June 14 (Bloomberg) -- Vitro SAB failed to win a court ruling enforcing its Mexican bankruptcy plan in the U.S. as a federal judge ruled in favor of bondholders that have been fighting the glassmaker’s restructuring.
U.S. Bankruptcy Judge Harlin DeWayne Hale in Dallas denied Vitro’s request to enforce the plan following a hearing last week on whether the proposal should be recognized in the U.S., according to a decision yesterday.
Hale said that Vitro’s bankruptcy plan is “manifestly contrary” to U.S. policy and can’t be enforced in the U.S. The plan improperly extinguishes claims of bondholders against units not in bankruptcy that guaranteed Vitro debt, he said.
“If approved for enforcement, the present order would create precedent without any seeming bounds,” the judge wrote.
The decision is a setback for Vitro in its battle with bondholders, who have called the company’s bankruptcy plan “a testament to audacity, brazen manipulation and greed.” The two sides have been fighting in courts in the U.S. and Mexico over the plan following Vitro’s default. Bondholders have sued Vitro units that guaranteed company debt to recover what they’re owed.

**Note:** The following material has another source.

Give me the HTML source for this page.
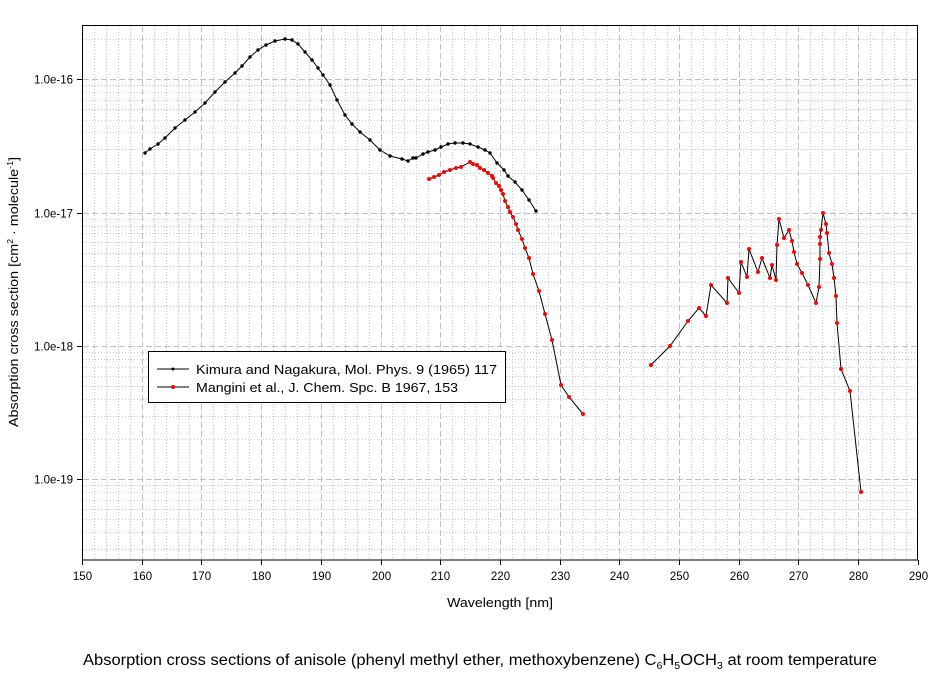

“The protection of third party claims in a bankruptcy case is a fundamental policy of the United States,” the judge wrote in his ruling. “The Concurso Approval Order does not simply modify such claims against non-debtors, they are extinguished.”
Hale said his ruling is stayed until June 29 to give Vitro time to file an appeal.
Donald Cutler, a spokesman for the bondholders, declined to comment on the ruling.
Roberto Riva Palacio, a spokesman for Vitro, said the company is disappointed with the ruling “at the subsidiary level.” He said the company will continue to defend “the validity of our restructuring” and will appeal the ruling.
“This decision will not impact our ability to serve our U.S. customers due to the fact that our main subsidiary is protected by a separate and distinct Concurso proceeding,” he said in an e-mail. “Vitro’s financial restructuring was fully consistent with Mexican law, which has been consistently recognized and respected in the U.S.”
Vitro, which makes glass containers and car windshields, defaulted on $1.5 billion of debt in 2009, including $1.2 billion of bonds, after construction and auto-glass sales plunged. The company also incurred $340 million of derivative losses.
Vitro, based in San Pedro Garza Garcia, Mexico, argued that bondholders had pressed their case in Mexico and lost. The bankruptcy plan approved there should be respected in the U.S., it said. Rejecting the plan would cause “utter chaos” for the company, Andrew Leblanc, a Vitro attorney, told Hale during the hearing.
Bondholders argued the plan is unfair to creditors and contradicts core components of U.S. bankruptcy law.
The case is in re Vitro SAB, 11-33335, U.S. Bankruptcy Court, Northern District of Texas (Dallas).